For AI agents to function in enterprise environments, they require three core sensory capabilities—each more critical than the last

  • Real-time operational awareness: Continuous, high-velocity streams of telemetry, logs, and metrics across applications, infrastructure, and security tools. An agent detecting a security anomaly must see the event unfolding now, not hours later.
  • Contextual understanding: The ability to correlate disparate data points instantly. A login failure is meaningless in isolation, but when paired with unusual network traffic and a recent configuration change, it becomes a confirmed breach.
  • Historical memory: Access to baselines, patterns, and anomalies over time. Agents must recognize what ‘normal’ looks like to distinguish between routine fluctuations and genuine incidents requiring intervention.
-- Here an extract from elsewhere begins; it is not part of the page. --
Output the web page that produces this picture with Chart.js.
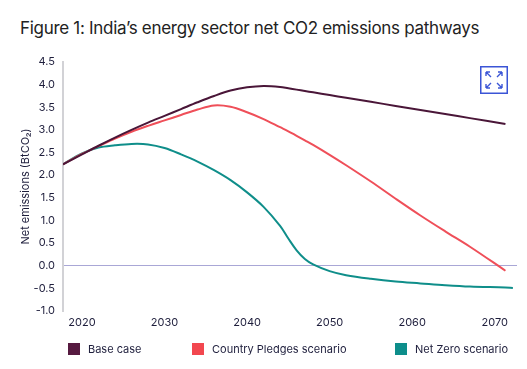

Without these, agents are flying blind. The analogy to self-driving cars is apt: even the most advanced AI can’t navigate without sensors. In enterprise settings, the stakes are higher—the consequences of poor data visibility range from failed automation to systemic outages.

The Hidden Cost of Data Debt

Most organizations already have the infrastructure problem. Data silos, inconsistent formats, and legacy monitoring tools create a ‘data debt’ that has festered for years. In traditional analytics, these issues slow down insights. In agentic environments, they paralyze operations.

Consider the ripple effects

  • Inconsistent decisions: Agents receive conflicting signals from fragmented data sources, leading to erratic behavior—sometimes doing nothing, other times triggering unnecessary failovers.
  • Stalled automation: Workflows break when agents lack visibility into system dependencies or ownership, leaving critical gaps in execution.
  • Manual recovery: When failures occur, teams spend days reconstructing events because there’s no clear lineage to explain the agent’s actions.

The issue isn’t just technical—it’s cultural. Organizations have treated data as a byproduct of operations for too long. But in the agentic era, data becomes the raw material of decision-making. The cost of neglect isn’t just slower insights—it’s the collapse of autonomous systems under their own weight.

How Leaders Are Building for the Agentic Future

The organizations succeeding in this transition aren’t the ones with the most agents or the fanciest models. They’re the ones treating **operational data as infrastructure**—as critical as power, networking, or security. Their approach centers on four pillars

  • Unified data at scale: Consolidating disparate monitoring tools into a single operational data platform capable of handling petabyte-level datasets without proportional cost increases. Efficiency comes from tiering, federation, and AI-driven automation.
  • Built-in context: Data must arrive pre-correlated, with embedded relationships between systems, dependencies, and business impact. This reduces the cognitive load on agents and accelerates decision-making.
  • Traceable lineage: Every agent decision must be auditable, with a clear record of the data that informed it. This isn’t just for debugging—it’s for compliance, trust, and accountability in autonomous systems.
  • Open interoperability: Agents won’t operate in walled gardens. They need to sense across multi-cloud, hybrid, and on-premises environments, requiring adherence to open standards and API integrations.

These capabilities aren’t just useful—they’re necessary. The competitive advantage in 2026 won’t belong to the organization with the most advanced AI models. It will belong to those whose agents have the **operational senses** to act on reality.

The irony is that this infrastructure benefits more than just AI. It enhances human operations, traditional automation, and business intelligence immediately. Organizations that invest in it today won’t just future-proof their agents—they’ll transform how they operate entirely.

For now, the question isn’t whether your agents can reason or scale. It’s whether they can see.